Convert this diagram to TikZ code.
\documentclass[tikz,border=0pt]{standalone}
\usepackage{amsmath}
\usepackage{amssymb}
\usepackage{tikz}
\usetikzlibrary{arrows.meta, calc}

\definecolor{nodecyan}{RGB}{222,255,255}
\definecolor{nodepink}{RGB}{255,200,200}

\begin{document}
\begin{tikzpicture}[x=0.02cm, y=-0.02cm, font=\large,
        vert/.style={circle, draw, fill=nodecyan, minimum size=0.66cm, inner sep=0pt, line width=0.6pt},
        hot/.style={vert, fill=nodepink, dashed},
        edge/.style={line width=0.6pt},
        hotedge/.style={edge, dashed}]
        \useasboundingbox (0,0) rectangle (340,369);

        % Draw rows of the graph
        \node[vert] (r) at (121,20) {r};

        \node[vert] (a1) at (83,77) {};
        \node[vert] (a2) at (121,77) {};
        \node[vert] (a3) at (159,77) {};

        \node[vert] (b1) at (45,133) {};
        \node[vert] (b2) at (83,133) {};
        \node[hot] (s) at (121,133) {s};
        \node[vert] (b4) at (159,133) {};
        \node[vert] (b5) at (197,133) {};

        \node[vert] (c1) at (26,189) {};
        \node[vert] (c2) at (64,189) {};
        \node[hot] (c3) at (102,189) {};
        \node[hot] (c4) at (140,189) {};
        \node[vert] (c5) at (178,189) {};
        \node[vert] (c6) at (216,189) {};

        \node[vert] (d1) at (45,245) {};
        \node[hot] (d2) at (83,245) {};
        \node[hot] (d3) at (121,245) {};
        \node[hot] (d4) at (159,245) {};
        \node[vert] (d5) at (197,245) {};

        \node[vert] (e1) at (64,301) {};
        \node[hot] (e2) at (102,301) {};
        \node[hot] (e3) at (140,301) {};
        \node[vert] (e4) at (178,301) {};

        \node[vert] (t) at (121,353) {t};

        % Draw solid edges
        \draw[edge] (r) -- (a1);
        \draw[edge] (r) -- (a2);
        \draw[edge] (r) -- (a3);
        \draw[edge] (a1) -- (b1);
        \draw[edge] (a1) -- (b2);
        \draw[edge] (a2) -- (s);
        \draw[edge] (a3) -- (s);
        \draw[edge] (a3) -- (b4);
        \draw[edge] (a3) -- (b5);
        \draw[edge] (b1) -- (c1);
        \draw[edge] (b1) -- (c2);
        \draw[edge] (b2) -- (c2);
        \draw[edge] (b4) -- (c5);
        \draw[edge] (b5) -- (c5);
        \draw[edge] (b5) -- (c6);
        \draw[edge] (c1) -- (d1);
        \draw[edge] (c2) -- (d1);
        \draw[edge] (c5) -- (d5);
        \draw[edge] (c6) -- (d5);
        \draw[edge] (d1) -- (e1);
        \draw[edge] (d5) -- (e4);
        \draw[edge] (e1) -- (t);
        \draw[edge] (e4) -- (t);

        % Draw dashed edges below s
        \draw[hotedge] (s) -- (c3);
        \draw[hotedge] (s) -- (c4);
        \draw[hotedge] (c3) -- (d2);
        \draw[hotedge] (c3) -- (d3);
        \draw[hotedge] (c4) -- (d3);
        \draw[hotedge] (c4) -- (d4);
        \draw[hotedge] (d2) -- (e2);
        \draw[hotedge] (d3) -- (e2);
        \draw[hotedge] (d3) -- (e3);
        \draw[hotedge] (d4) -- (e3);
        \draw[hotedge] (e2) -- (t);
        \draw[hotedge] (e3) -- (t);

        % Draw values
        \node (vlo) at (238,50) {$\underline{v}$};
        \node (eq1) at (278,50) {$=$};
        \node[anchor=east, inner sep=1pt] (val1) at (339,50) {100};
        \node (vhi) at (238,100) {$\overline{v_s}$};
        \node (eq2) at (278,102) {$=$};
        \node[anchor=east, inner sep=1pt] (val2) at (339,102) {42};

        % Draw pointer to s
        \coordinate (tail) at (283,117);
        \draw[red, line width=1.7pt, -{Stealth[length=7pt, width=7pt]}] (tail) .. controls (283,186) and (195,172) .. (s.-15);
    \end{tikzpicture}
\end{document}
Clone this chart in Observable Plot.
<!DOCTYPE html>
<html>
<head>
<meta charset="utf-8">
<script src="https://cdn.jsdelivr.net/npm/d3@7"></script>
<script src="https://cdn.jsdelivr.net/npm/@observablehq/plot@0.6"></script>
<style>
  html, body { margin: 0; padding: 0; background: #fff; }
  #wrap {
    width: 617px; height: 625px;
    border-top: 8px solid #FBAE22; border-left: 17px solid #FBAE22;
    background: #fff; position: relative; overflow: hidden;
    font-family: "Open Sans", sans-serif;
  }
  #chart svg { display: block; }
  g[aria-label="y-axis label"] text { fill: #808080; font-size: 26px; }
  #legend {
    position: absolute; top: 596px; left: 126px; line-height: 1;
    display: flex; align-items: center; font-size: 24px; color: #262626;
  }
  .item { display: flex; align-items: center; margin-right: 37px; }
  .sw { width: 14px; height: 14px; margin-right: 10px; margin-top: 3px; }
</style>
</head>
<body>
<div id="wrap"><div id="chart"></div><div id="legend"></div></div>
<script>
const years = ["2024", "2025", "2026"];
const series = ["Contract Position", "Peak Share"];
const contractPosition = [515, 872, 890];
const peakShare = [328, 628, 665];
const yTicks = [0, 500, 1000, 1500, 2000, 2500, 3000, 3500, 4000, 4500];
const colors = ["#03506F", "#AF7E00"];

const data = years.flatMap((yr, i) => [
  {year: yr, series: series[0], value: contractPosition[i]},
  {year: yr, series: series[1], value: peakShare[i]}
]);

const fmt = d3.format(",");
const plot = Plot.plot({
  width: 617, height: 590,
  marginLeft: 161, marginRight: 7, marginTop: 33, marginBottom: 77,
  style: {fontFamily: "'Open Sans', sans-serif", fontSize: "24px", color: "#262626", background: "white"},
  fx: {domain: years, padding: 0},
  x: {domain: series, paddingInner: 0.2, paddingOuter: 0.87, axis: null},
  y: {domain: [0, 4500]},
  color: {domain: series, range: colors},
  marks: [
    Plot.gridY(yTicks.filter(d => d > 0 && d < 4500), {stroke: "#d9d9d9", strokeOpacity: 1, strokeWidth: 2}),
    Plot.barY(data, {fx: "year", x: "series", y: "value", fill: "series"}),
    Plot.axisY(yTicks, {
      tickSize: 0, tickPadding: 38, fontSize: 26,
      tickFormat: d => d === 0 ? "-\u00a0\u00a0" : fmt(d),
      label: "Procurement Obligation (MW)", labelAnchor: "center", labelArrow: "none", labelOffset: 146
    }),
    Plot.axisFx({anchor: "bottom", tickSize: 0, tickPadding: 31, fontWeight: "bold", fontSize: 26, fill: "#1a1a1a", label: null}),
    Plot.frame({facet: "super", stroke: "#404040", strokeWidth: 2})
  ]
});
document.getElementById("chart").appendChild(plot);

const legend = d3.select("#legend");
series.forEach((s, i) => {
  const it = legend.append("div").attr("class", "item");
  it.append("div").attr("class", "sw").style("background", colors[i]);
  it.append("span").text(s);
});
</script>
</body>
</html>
============================================================
• **The problem**:
Word for word, write out all of the data above.

• **Solution below**:
Convert this diagram to TikZ code.
\documentclass[tikz,border=0pt]{standalone}
\usepackage{amsmath}
\usepackage{amssymb}
\usepackage{tikz}
\usetikzlibrary{arrows.meta, calc}

\definecolor{nodecyan}{RGB}{222,255,255}
\definecolor{nodepink}{RGB}{255,200,200}

\begin{document}
\begin{tikzpicture}[x=0.02cm, y=-0.02cm, font=\large,
        vert/.style={circle, draw, fill=nodecyan, minimum size=0.66cm, inner sep=0pt, line width=0.6pt},
        hot/.style={vert, fill=nodepink, dashed},
        edge/.style={line width=0.6pt},
        hotedge/.style={edge, dashed}]
        \useasboundingbox (0,0) rectangle (340,369);

        % Draw rows of the graph
        \node[vert] (r) at (121,20) {r};

        \node[vert] (a1) at (83,77) {};
        \node[vert] (a2) at (121,77) {};
        \node[vert] (a3) at (159,77) {};

        \node[vert] (b1) at (45,133) {};
        \node[vert] (b2) at (83,133) {};
        \node[hot] (s) at (121,133) {s};
        \node[vert] (b4) at (159,133) {};
        \node[vert] (b5) at (197,133) {};

        \node[vert] (c1) at (26,189) {};
        \node[vert] (c2) at (64,189) {};
        \node[hot] (c3) at (102,189) {};
        \node[hot] (c4) at (140,189) {};
        \node[vert] (c5) at (178,189) {};
        \node[vert] (c6) at (216,189) {};

        \node[vert] (d1) at (45,245) {};
        \node[hot] (d2) at (83,245) {};
        \node[hot] (d3) at (121,245) {};
        \node[hot] (d4) at (159,245) {};
        \node[vert] (d5) at (197,245) {};

        \node[vert] (e1) at (64,301) {};
        \node[hot] (e2) at (102,301) {};
        \node[hot] (e3) at (140,301) {};
        \node[vert] (e4) at (178,301) {};

        \node[vert] (t) at (121,353) {t};

        % Draw solid edges
        \draw[edge] (r) -- (a1);
        \draw[edge] (r) -- (a2);
        \draw[edge] (r) -- (a3);
        \draw[edge] (a1) -- (b1);
        \draw[edge] (a1) -- (b2);
        \draw[edge] (a2) -- (s);
        \draw[edge] (a3) -- (s);
        \draw[edge] (a3) -- (b4);
        \draw[edge] (a3) -- (b5);
        \draw[edge] (b1) -- (c1);
        \draw[edge] (b1) -- (c2);
        \draw[edge] (b2) -- (c2);
        \draw[edge] (b4) -- (c5);
        \draw[edge] (b5) -- (c5);
        \draw[edge] (b5) -- (c6);
        \draw[edge] (c1) -- (d1);
        \draw[edge] (c2) -- (d1);
        \draw[edge] (c5) -- (d5);
        \draw[edge] (c6) -- (d5);
        \draw[edge] (d1) -- (e1);
        \draw[edge] (d5) -- (e4);
        \draw[edge] (e1) -- (t);
        \draw[edge] (e4) -- (t);

        % Draw dashed edges below s
        \draw[hotedge] (s) -- (c3);
        \draw[hotedge] (s) -- (c4);
        \draw[hotedge] (c3) -- (d2);
        \draw[hotedge] (c3) -- (d3);
        \draw[hotedge] (c4) -- (d3);
        \draw[hotedge] (c4) -- (d4);
        \draw[hotedge] (d2) -- (e2);
        \draw[hotedge] (d3) -- (e2);
        \draw[hotedge] (d3) -- (e3);
        \draw[hotedge] (d4) -- (e3);
        \draw[hotedge] (e2) -- (t);
        \draw[hotedge] (e3) -- (t);

        % Draw values
        \node (vlo) at (238,50) {$\underline{v}$};
        \node (eq1) at (278,50) {$=$};
        \node[anchor=east, inner sep=1pt] (val1) at (339,50) {100};
        \node (vhi) at (238,100) {$\overline{v_s}$};
        \node (eq2) at (278,102) {$=$};
        \node[anchor=east, inner sep=1pt] (val2) at (339,102) {42};

        % Draw pointer to s
        \coordinate (tail) at (283,117);
        \draw[red, line width=1.7pt, -{Stealth[length=7pt, width=7pt]}] (tail) .. controls (283,186) and (195,172) .. (s.-15);
    \end{tikzpicture}
\end{document}
Clone this chart in Observable Plot.
<!DOCTYPE html>
<html>
<head>
<meta charset="utf-8">
<script src="https://cdn.jsdelivr.net/npm/d3@7"></script>
<script src="https://cdn.jsdelivr.net/npm/@observablehq/plot@0.6"></script>
<style>
  html, body { margin: 0; padding: 0; background: #fff; }
  #wrap {
    width: 617px; height: 625px;
    border-top: 8px solid #FBAE22; border-left: 17px solid #FBAE22;
    background: #fff; position: relative; overflow: hidden;
    font-family: "Open Sans", sans-serif;
  }
  #chart svg { display: block; }
  g[aria-label="y-axis label"] text { fill: #808080; font-size: 26px; }
  #legend {
    position: absolute; top: 596px; left: 126px; line-height: 1;
    display: flex; align-items: center; font-size: 24px; color: #262626;
  }
  .item { display: flex; align-items: center; margin-right: 37px; }
  .sw { width: 14px; height: 14px; margin-right: 10px; margin-top: 3px; }
</style>
</head>
<body>
<div id="wrap"><div id="chart"></div><div id="legend"></div></div>
<script>
const years = ["2024", "2025", "2026"];
const series = ["Contract Position", "Peak Share"];
const contractPosition = [515, 872, 890];
const peakShare = [328, 628, 665];
const yTicks = [0, 500, 1000, 1500, 2000, 2500, 3000, 3500, 4000, 4500];
const colors = ["#03506F", "#AF7E00"];

const data = years.flatMap((yr, i) => [
  {year: yr, series: series[0], value: contractPosition[i]},
  {year: yr, series: series[1], value: peakShare[i]}
]);

const fmt = d3.format(",");
const plot = Plot.plot({
  width: 617, height: 590,
  marginLeft: 161, marginRight: 7, marginTop: 33, marginBottom: 77,
  style: {fontFamily: "'Open Sans', sans-serif", fontSize: "24px", color: "#262626", background: "white"},
  fx: {domain: years, padding: 0},
  x: {domain: series, paddingInner: 0.2, paddingOuter: 0.87, axis: null},
  y: {domain: [0, 4500]},
  color: {domain: series, range: colors},
  marks: [
    Plot.gridY(yTicks.filter(d => d > 0 && d < 4500), {stroke: "#d9d9d9", strokeOpacity: 1, strokeWidth: 2}),
    Plot.barY(data, {fx: "year", x: "series", y: "value", fill: "series"}),
    Plot.axisY(yTicks, {
      tickSize: 0, tickPadding: 38, fontSize: 26,
      tickFormat: d => d === 0 ? "-\u00a0\u00a0" : fmt(d),
      label: "Procurement Obligation (MW)", labelAnchor: "center", labelArrow: "none", labelOffset: 146
    }),
    Plot.axisFx({anchor: "bottom", tickSize: 0, tickPadding: 31, fontWeight: "bold", fontSize: 26, fill: "#1a1a1a", label: null}),
    Plot.frame({facet: "super", stroke: "#404040", strokeWidth: 2})
  ]
});
document.getElementById("chart").appendChild(plot);

const legend = d3.select("#legend");
series.forEach((s, i) => {
  const it = legend.append("div").attr("class", "item");
  it.append("div").attr("class", "sw").style("background", colors[i]);
  it.append("span").text(s);
});
</script>
</body>
</html>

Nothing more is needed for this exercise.